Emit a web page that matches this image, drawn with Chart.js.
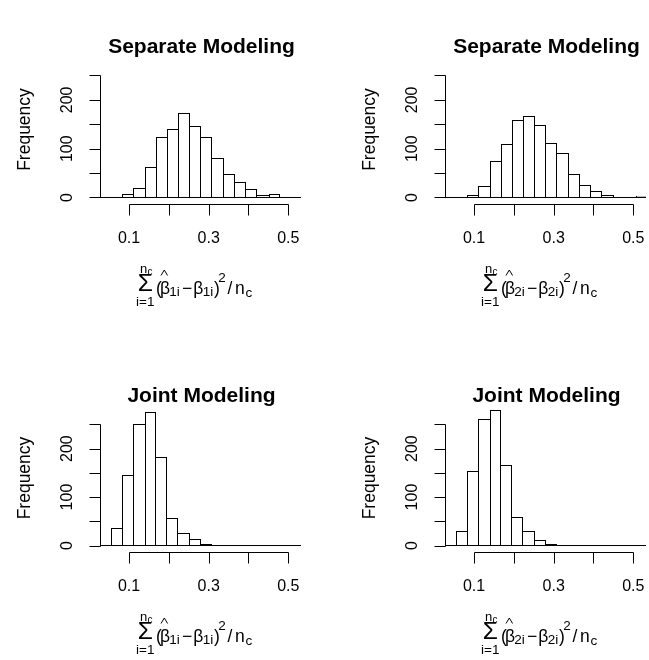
<!DOCTYPE html>
<html>
<head>
<meta charset="utf-8">
<script src="https://cdn.jsdelivr.net/npm/chart.js@4.4.1/dist/chart.umd.min.js"></script>
<style>
  html, body { margin: 0; padding: 0; background: #ffffff; }
  #wrap { position: relative; width: 649px; height: 660px; overflow: hidden; background: #ffffff; }
  canvas { position: absolute; }
</style>
</head>
<body>
<div id="wrap">
  <canvas id="p1" width="324" height="330" style="left:0px;top:0px"></canvas>
  <canvas id="p2" width="325" height="330" style="left:324px;top:0px"></canvas>
  <canvas id="p3" width="324" height="330" style="left:0px;top:330px"></canvas>
  <canvas id="p4" width="325" height="330" style="left:324px;top:330px"></canvas>
</div>
<script>
// Histogram break points shared by all four panels
const binEdges = [0.0257, 0.0540, 0.0824, 0.1107, 0.1390, 0.1674, 0.1957, 0.2240, 0.2524, 0.2807,
                  0.3090, 0.3374, 0.3657, 0.3940, 0.4224, 0.4507, 0.4790, 0.5074, 0.5357];

// Bin counts (frequency) for each panel
const countsSeparateB1 = [0, 0, 8, 20, 63, 123, 141, 173, 146, 123, 80, 48, 31, 17, 5, 8, 2, 0];
const countsSeparateB2 = [0, 0, 5, 23, 75, 109, 158, 166, 149, 112, 91, 49, 26, 14, 6, 2, 0, 3];
const countsJointB1    = [0, 36, 145, 251, 276, 183, 56, 26, 14, 3, 2, 0, 0, 0, 0, 0, 0, 0];
const countsJointB2    = [0, 29, 154, 262, 279, 166, 59, 29, 12, 3, 0, 0, 0, 0, 0, 0, 0, 0];

// Axis ticks and their printed labels
const xTicks = [0.1, 0.2, 0.3, 0.4, 0.5];
const xTickLabels = ['0.1', '', '0.3', '', '0.5'];
const yTicks = [0, 50, 100, 150, 200, 250];
const yTickLabels = ['0', '', '100', '', '200', ''];

const panelTitles = ['Separate Modeling', 'Separate Modeling', 'Joint Modeling', 'Joint Modeling'];
const betaIndex = ['1', '2', '1', '2'];
const yAxisTitle = 'Frequency';

// Plot window (value range covered by the plotting region)
const X_MIN = 0.027, X_MAX = 0.532;
const Y_MIN = -13.35, Y_MAX = 292;

const FONT = '"Liberation Sans", Arial, Helvetica, sans-serif';

// Snap bar rectangles to whole pixels so the outlines stay crisp
const snapBars = {
  id: 'snapBars',
  afterDatasetsUpdate(chart) {
    chart.data.datasets.forEach((ds, i) => {
      const meta = chart.getDatasetMeta(i);
      if (meta.type !== 'bar') return;
      meta.data.forEach(el => {
        const l = Math.round(el.x - el.width / 2);
        const r = Math.round(el.x + el.width / 2);
        el.x = (l + r) / 2;
        el.width = r - l;
        el.base = Math.round(el.base);
        el.y = Math.round(el.y);
      });
    });
  }
};

// Draws base-graphics style axes, labels, title and the summation x label
const baseAxes = {
  id: 'baseAxes',
  afterDraw(chart, args, opts) {
    const { ctx, chartArea: a, scales: { x, y } } = chart;
    ctx.save();
    ctx.strokeStyle = '#000';
    ctx.fillStyle = '#000';
    ctx.lineWidth = 1;

    // x axis: line between first and last tick, ticks pointing down
    const yb = Math.round(a.bottom) + 0.5;
    const xs = x.ticks.map(t => Math.round(x.getPixelForValue(t.value)) + 0.5);
    ctx.beginPath();
    ctx.moveTo(xs[0], yb); ctx.lineTo(xs[xs.length - 1], yb);
    xs.forEach(px => { ctx.moveTo(px, yb); ctx.lineTo(px, yb + 11); });
    // y axis: line between first and last tick, ticks pointing left
    const xl = Math.round(a.left) + 0.5;
    const ys = y.ticks.map(t => Math.round(y.getPixelForValue(t.value)) + 0.5);
    ctx.moveTo(xl, ys[0]); ctx.lineTo(xl, ys[ys.length - 1]);
    ys.forEach(py => { ctx.moveTo(xl, py); ctx.lineTo(xl - 11, py); });
    ctx.stroke();

    // tick labels
    ctx.font = '16px ' + FONT;
    ctx.textAlign = 'center';
    ctx.textBaseline = 'alphabetic';
    x.ticks.forEach(t => {
      const lab = xTickLabels[xTicks.indexOf(t.value)];
      if (lab) ctx.fillText(lab, x.getPixelForValue(t.value), a.bottom + 38.5);
    });
    y.ticks.forEach(t => {
      const lab = yTickLabels[yTicks.indexOf(t.value)];
      if (lab) {
        ctx.save();
        ctx.translate(a.left - 28, y.getPixelForValue(t.value));
        ctx.rotate(-Math.PI / 2);
        ctx.fillText(lab, 0, 0);
        ctx.restore();
      }
    });

    // y axis title
    ctx.save();
    ctx.font = '17.5px ' + FONT;
    ctx.translate(a.left - 70.5, (a.top + a.bottom) / 2);
    ctx.rotate(-Math.PI / 2);
    ctx.fillText(yAxisTitle, 0, 0);
    ctx.restore();

    // main title
    const cx = (a.left + a.right) / 2;
    ctx.font = 'bold 21px ' + FONT;
    ctx.fillText(opts.title, cx + 1, a.top - 2);

    // x label: sum_{i=1}^{n_c} (beta-hat_ki - beta_ki)^2 / n_c
    const x0 = cx - 64.5;
    const bl = a.bottom + 89.5;
    const k = opts.beta;
    ctx.textAlign = 'left';
    const put = (txt, dx, dy, size) => {
      ctx.font = size + 'px ' + FONT;
      ctx.fillText(txt, x0 + dx, bl + dy);
    };
    put('\u03A3', 1.8, -2.5, 24.5);
    put('n', 4, -21, 13);
    put('c', 11.5, -19, 10);
    put('i=1', 0, 12.5, 13.5);
    put('(', 20, 0, 17.5);
    put('\u03B2', 24, 0, 17.5);
    put(k + 'i', 33.3, 2.5, 13.5);
    put('\u2212', 46, 0, 17.5);
    put('\u03B2', 57.3, 0, 17.5);
    put(k + 'i', 66.7, 2.5, 13.5);
    put(')', 78, 0, 17.5);
    put('2', 82.3, -11.5, 13.5);
    put('/', 91.5, 0, 17.5);
    put('n', 99, 0, 17.5);
    put('c', 109.5, 3, 13.5);
    // hat over the first beta
    ctx.beginPath();
    ctx.moveTo(x0 + 25, bl - 18);
    ctx.lineTo(x0 + 28.3, bl - 23.5);
    ctx.lineTo(x0 + 31.6, bl - 18);
    ctx.stroke();

    ctx.restore();
  }
};

function makePanel(id, counts, padding, title, beta) {
  const points = counts.map((c, i) => ({ x: (binEdges[i] + binEdges[i + 1]) / 2, y: c }));
  const last = counts.length - 1;
  return new Chart(document.getElementById(id), {
    type: 'bar',
    data: {
      datasets: [
        {
          type: 'bar',
          data: points,
          backgroundColor: '#ffffff',
          borderColor: '#000000',
          // shared edges are drawn once, by the taller neighbour
          borderWidth: (c) => {
            const i = c.dataIndex;
            const v = counts[i];
            const left = (i === 0 || counts[i - 1] < v) ? 1 : 0;
            const right = (i === last || counts[i + 1] <= v) ? 1 : 0;
            return { top: 1, left: left, right: right, bottom: 0 };
          },
          borderSkipped: 'start',
          barPercentage: 1,
          categoryPercentage: 1,
          inflateAmount: 0,
          clip: 0,
          order: 1
        },
        {
          type: 'line',
          data: [{ x: binEdges[0], y: 0 }, { x: binEdges[binEdges.length - 1], y: 0 }],
          borderColor: '#000000',
          borderWidth: 1,
          pointRadius: 0,
          fill: false,
          clip: 0,
          order: 0
        }
      ]
    },
    options: {
      responsive: false,
      animation: false,
      devicePixelRatio: 1,
      events: [],
      layout: { padding: padding },
      plugins: {
        legend: { display: false },
        tooltip: { enabled: false },
        title: { display: false },
        baseAxes: { title: title, beta: beta }
      },
      scales: {
        x: {
          type: 'linear', min: X_MIN, max: X_MAX, offset: false, display: false,
          afterBuildTicks: s => { s.ticks = xTicks.map(v => ({ value: v })); }
        },
        y: {
          type: 'linear', min: Y_MIN, max: Y_MAX, display: false,
          afterBuildTicks: s => { s.ticks = yTicks.map(v => ({ value: v })); }
        }
      }
    },
    plugins: [snapBars, baseAxes]
  });
}

makePanel('p1', countsSeparateB1, { left: 100, right: 23, top: 55, bottom: 126 }, panelTitles[0], betaIndex[0]);
makePanel('p2', countsSeparateB2, { left: 121, right: 3, top: 55, bottom: 126 }, panelTitles[1], betaIndex[1]);
makePanel('p3', countsJointB1, { left: 100, right: 23, top: 74, bottom: 108 }, panelTitles[2], betaIndex[2]);
makePanel('p4', countsJointB2, { left: 121, right: 3, top: 74, bottom: 108 }, panelTitles[3], betaIndex[3]);
</script>
</body>
</html>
- - - -
> [The problem]:
Exactly as written, please give again the lines from the beginning of the listing through the line containing "0.4790, 0.5074, 0.5357];", inclusive, without any pictures.

> [Result]:
Emit a web page that matches this image, drawn with Chart.js.
<!DOCTYPE html>
<html>
<head>
<meta charset="utf-8">
<script src="https://cdn.jsdelivr.net/npm/chart.js@4.4.1/dist/chart.umd.min.js"></script>
<style>
  html, body { margin: 0; padding: 0; background: #ffffff; }
  #wrap { position: relative; width: 649px; height: 660px; overflow: hidden; background: #ffffff; }
  canvas { position: absolute; }
</style>
</head>
<body>
<div id="wrap">
  <canvas id="p1" width="324" height="330" style="left:0px;top:0px"></canvas>
  <canvas id="p2" width="325" height="330" style="left:324px;top:0px"></canvas>
  <canvas id="p3" width="324" height="330" style="left:0px;top:330px"></canvas>
  <canvas id="p4" width="325" height="330" style="left:324px;top:330px"></canvas>
</div>
<script>
// Histogram break points shared by all four panels
const binEdges = [0.0257, 0.0540, 0.0824, 0.1107, 0.1390, 0.1674, 0.1957, 0.2240, 0.2524, 0.2807,
                  0.3090, 0.3374, 0.3657, 0.3940, 0.4224, 0.4507, 0.4790, 0.5074, 0.5357];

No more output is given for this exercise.